Towards Reliable Sea Ice Drift Estimation in the Arctic Deep Learning Optical Flow on RADARSAT-2

TL;DR

This paper benchmarks deep learning optical flow models for sea ice drift estimation in the Arctic using RADARSAT-2 imagery, demonstrating high accuracy and potential for improved navigation and climate studies.

Contribution

First large-scale benchmark of 48 deep learning optical flow models on Arctic satellite imagery, showing their effectiveness for sea ice drift estimation.

Findings

Several models achieve sub-kilometer accuracy (6-8 pixels, 300-400 m)

Deep learning models outperform classical methods in accuracy

Optical flow provides dense pixel-wise drift fields for Arctic sea ice

Abstract

Accurate estimation of sea ice drift is critical for Arctic navigation, climate research, and operational forecasting. While optical flow, a computer vision technique for estimating pixel wise motion between consecutive images, has advanced rapidly in computer vision, its applicability to geophysical problems and to satellite SAR imagery remains underexplored. Classical optical flow methods rely on mathematical models and strong assumptions about motion, which limit their accuracy in complex scenarios. Recent deep learning based approaches have substantially improved performance and are now the standard in computer vision, motivating their application to sea ice drift estimation. We present the first large scale benchmark of 48 deep learning optical flow models on RADARSAT 2 ScanSAR sea ice imagery, evaluated with endpoint error (EPE) and Fl all metrics against GNSS tracked buoys. Several models achieve sub kilometer accuracy (EPE 6 to 8 pixels, 300 to 400 m), a small error relative to the spatial scales of sea ice motion and typical navigation requirements in the Arctic.
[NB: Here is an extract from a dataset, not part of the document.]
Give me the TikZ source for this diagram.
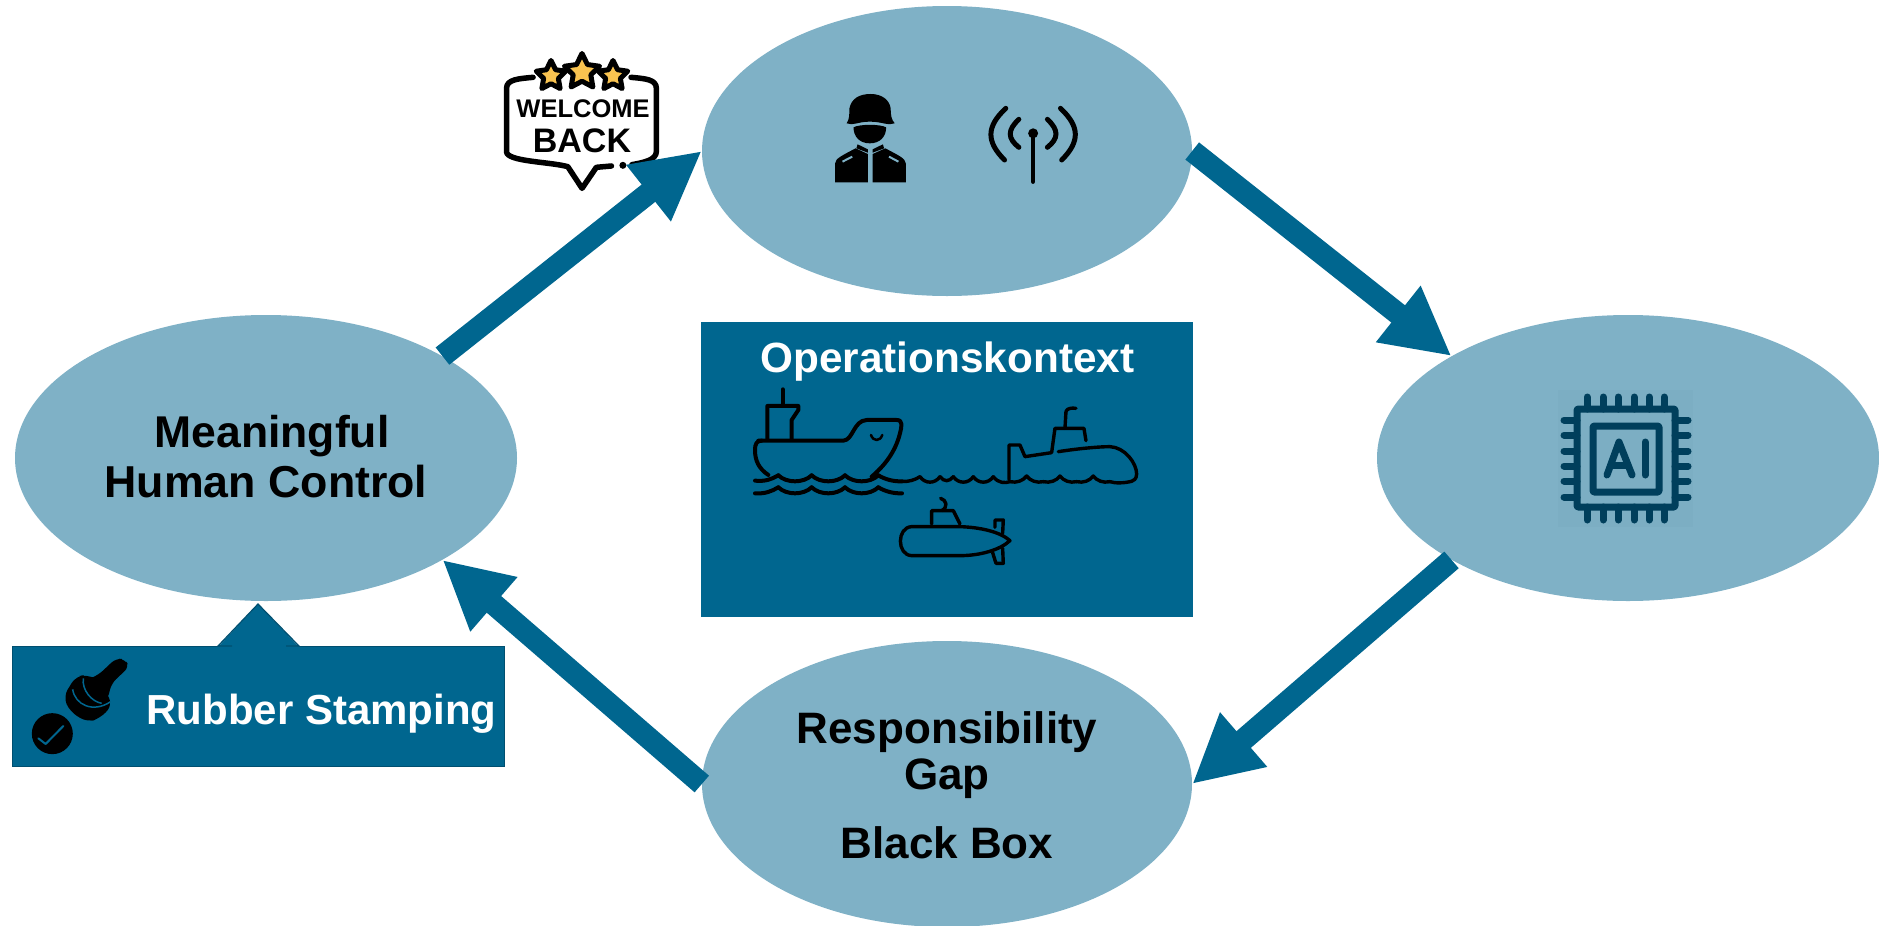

Our results demonstrate that the models are capable of capturing consistent regional drift patterns and that recent deep learning based optical flow methods, which have substantially improved motion estimation accuracy compared to classical methods, can be effectively transferred to polar remote sensing. Optical flow produces spatially continuous drift fields, providing motion estimates for every image pixel rather than at sparse buoy locations, offering new opportunities for navigation and climate modeling.